The article that I found this week, in relation to foreign labour, concerns Qatar’s foreign labour and the abolishment of their “Kafala System” in order to both get on the West’s good side, as well as to prepare itself for the 2022 soccer World Cup. The Kafala system is used in the small Arab Gulf states, and is a method of monitoring migrant labourers in the region. It requires all foreign labours to have a sponsor, which is generally an employer. The system has been criticised by many people and organisations, including the West as well as numerous human rights groups.
The major talking point of the Kafala System is the exit rules in it. According to the current Kafala system, it requires the employer’s consent for a foreign labourer to leave the country, but fortunately this will be replaced. Hopefully other Gulf states will take Qatar’s lead and abolish the Kafala System due to the injustices that it has.

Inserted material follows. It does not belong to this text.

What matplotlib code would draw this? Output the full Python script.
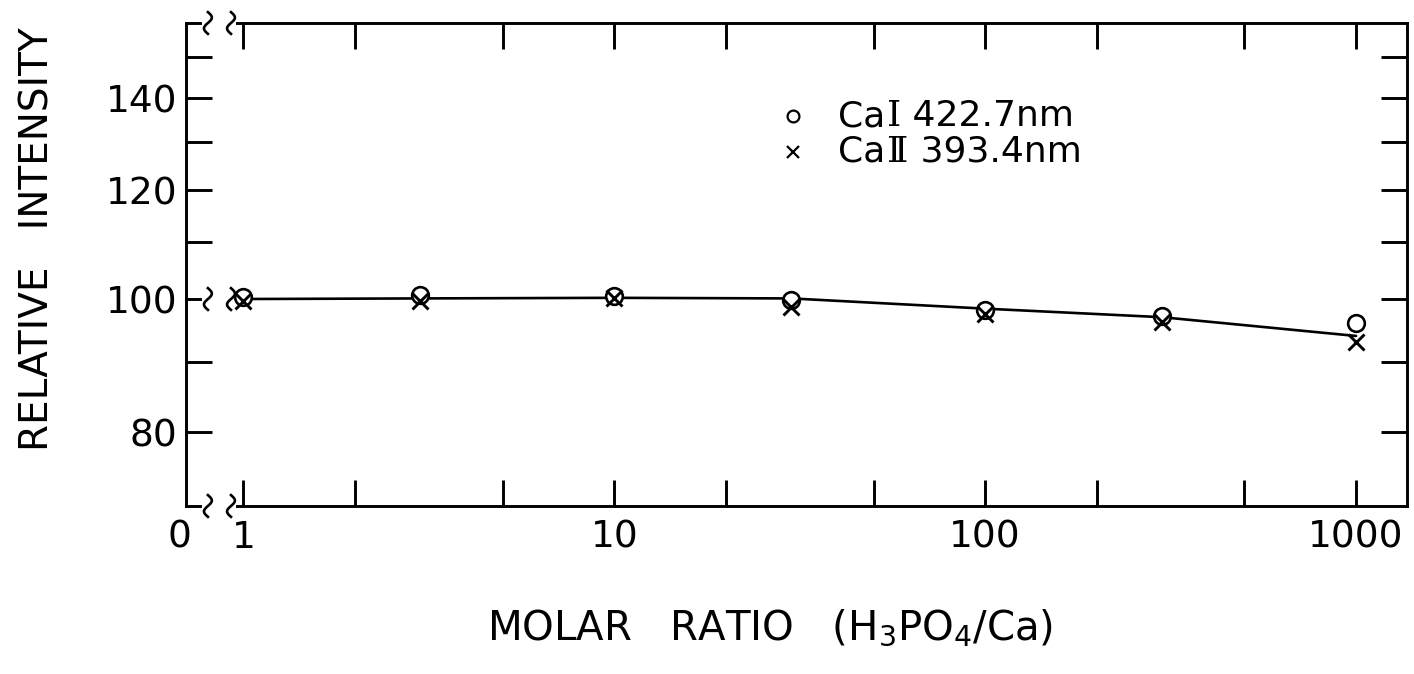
import numpy as np
import matplotlib
matplotlib.use("Agg")
import matplotlib.pyplot as plt
from matplotlib.ticker import FixedLocator, FixedFormatter, NullFormatter

# Molar ratio H3PO4/Ca and relative emission intensities
ratio = [1, 3, 10, 30, 100, 300, 1000]
ca1_422 = [100.3, 100.7, 100.5, 99.8, 98.1, 97.2, 96.0]
ca2_393 = [99.7, 99.6, 100.1, 98.6, 97.6, 96.2, 93.0]
trend = [100.0, 100.1, 100.2, 100.1, 98.4, 97.0, 94.0]

x_major = [1, 10, 100, 1000]
x_major_labels = ["1", "10", "100", "1000"]
x_minor = [2, 5, 20, 50, 200, 500]
y_major = [80, 100, 120, 140]
y_major_labels = ["80", "100", "120", "140"]
y_minor = [90, 110, 130, 150]

# key entries: element, ionisation stage, wavelength
key_element = ["Ca", "Ca"]
key_stage = ["Ⅰ", "Ⅱ"]
key_wavelength = [" 422.7nm", " 393.4nm"]

X_LIM = (0.70, 1369)
Y_LIM = (70.7, 158.8)

LW = 2.1
FS_TICK = 27
FS_KEY = 26

fig = plt.figure(figsize=(14.14, 6.74), dpi=100)
ax = fig.add_axes([0.1315, 0.2493, 0.8633, 0.7166])
ax.set_xscale("log")
ax.set_yscale("log")
ax.set_xlim(*X_LIM)
ax.set_ylim(*Y_LIM)

# smooth trend line and the two data series
ax.plot(ratio, trend, color="black", lw=1.9, zorder=2, solid_capstyle="round")
ax.plot(ratio, ca1_422, ls="none", marker="o", ms=12, mfc="white",
        mec="black", mew=1.9, zorder=3)
ax.plot(ratio, ca2_393, ls="none", marker="x", ms=11, mec="black",
        mew=2.1, zorder=4)

# ticks
ax.xaxis.set_major_locator(FixedLocator(x_major))
ax.xaxis.set_major_formatter(FixedFormatter(x_major_labels))
ax.xaxis.set_minor_locator(FixedLocator(x_minor))
ax.xaxis.set_minor_formatter(NullFormatter())
ax.yaxis.set_major_locator(FixedLocator(y_major))
ax.yaxis.set_major_formatter(FixedFormatter(y_major_labels))
ax.yaxis.set_minor_locator(FixedLocator(y_minor))
ax.yaxis.set_minor_formatter(NullFormatter())
ax.tick_params(which="both", direction="in", length=19, width=LW,
               top=True, right=True, labelsize=FS_TICK, color="black")
ax.tick_params(axis="x", which="both", pad=10)
ax.tick_params(axis="y", which="both", pad=6)

# left tick at 100 is replaced by the broken reference line
for val, tk in zip(y_major, ax.yaxis.get_major_ticks()):
    if val == 100:
        tk.tick1line.set_visible(False)

for side in ("left", "right"):
    ax.spines[side].set_linewidth(LW)
for side in ("top", "bottom"):
    ax.spines[side].set_visible(False)

# broken top and bottom frame lines
STUB_END = 0.0115
SPINE_RESTART = 0.0418
SQUIGGLES = [0.018, 0.0369]
lkw = dict(color="black", lw=LW, transform=ax.transAxes, clip_on=False,
           solid_capstyle="projecting")
for yf in (0.0, 1.0):
    ax.plot([0, STUB_END], [yf, yf], **lkw)
    ax.plot([SPINE_RESTART, 1.0], [yf, yf], **lkw)

y100 = (np.log10(100) - np.log10(Y_LIM[0])) / (np.log10(Y_LIM[1]) - np.log10(Y_LIM[0]))
ax.plot([0, STUB_END], [y100, y100], **lkw)

t = np.linspace(0, 1, 60)
sq_dx = -0.0032 * np.sin(2 * np.pi * t)
sq_dy = (t - 0.5) * 0.045
skw = dict(color="black", lw=1.9, transform=ax.transAxes, clip_on=False)
for yf in (0.0, y100, 1.0):
    for xf in SQUIGGLES:
        ax.plot(xf + sq_dx, yf + sq_dy, **skw)

# zero label at the left end of the broken axis
ax.text(-0.005, -0.029, "0", transform=ax.transAxes, ha="center", va="top",
        fontsize=FS_TICK)

# key
key_rows = [0.807, 0.733]
ax.plot([0.497], [key_rows[0]], ls="none", marker="o", ms=8.5, mfc="none",
        mec="black", mew=1.6, transform=ax.transAxes)
ax.plot([0.497], [key_rows[1]], ls="none", marker="x", ms=8.5, mec="black",
        mew=1.6, transform=ax.transAxes)
for yr, el, st, wl in zip(key_rows, key_element, key_stage, key_wavelength):
    t1 = ax.text(0.534, yr, el, transform=ax.transAxes, ha="left",
                 va="center", fontsize=FS_KEY)
    t2 = ax.annotate(st, xy=(1.0, 0.0), xycoords=t1, xytext=(1.5, 0),
                     textcoords="offset points", ha="left", va="bottom",
                     fontsize=FS_KEY, family="DejaVu Serif")
    ax.annotate(wl, xy=(1.0, 0.0), xycoords=t2, ha="left", va="bottom",
                fontsize=FS_KEY)

fig.text(38 / 1414, 1 - 239 / 674, "RELATIVE   INTENSITY", rotation=90,
         ha="center", va="center", fontsize=28)
fig.text(770 / 1414, 0.052, "MOLAR   RATIO   (H$_3$PO$_4$/Ca)",
         ha="center", va="baseline", fontsize=29)

fig.savefig("out.png", dpi=100)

As previously stated, all of the Gulf states have a large amount of foreign labour, and all of them have their own issues with it. Another article I found focuses on Syria and their desire to reduce the amount of foreign workers, so to create job opportunities for local workers.
I just found it interesting how foreign labour plays such a big role in the Middle East, and it’s too early to say with confidence, but it looks like foreign labour will decrease over the coming few years, even though it has been such an important part of these Gulf States for over 50 years.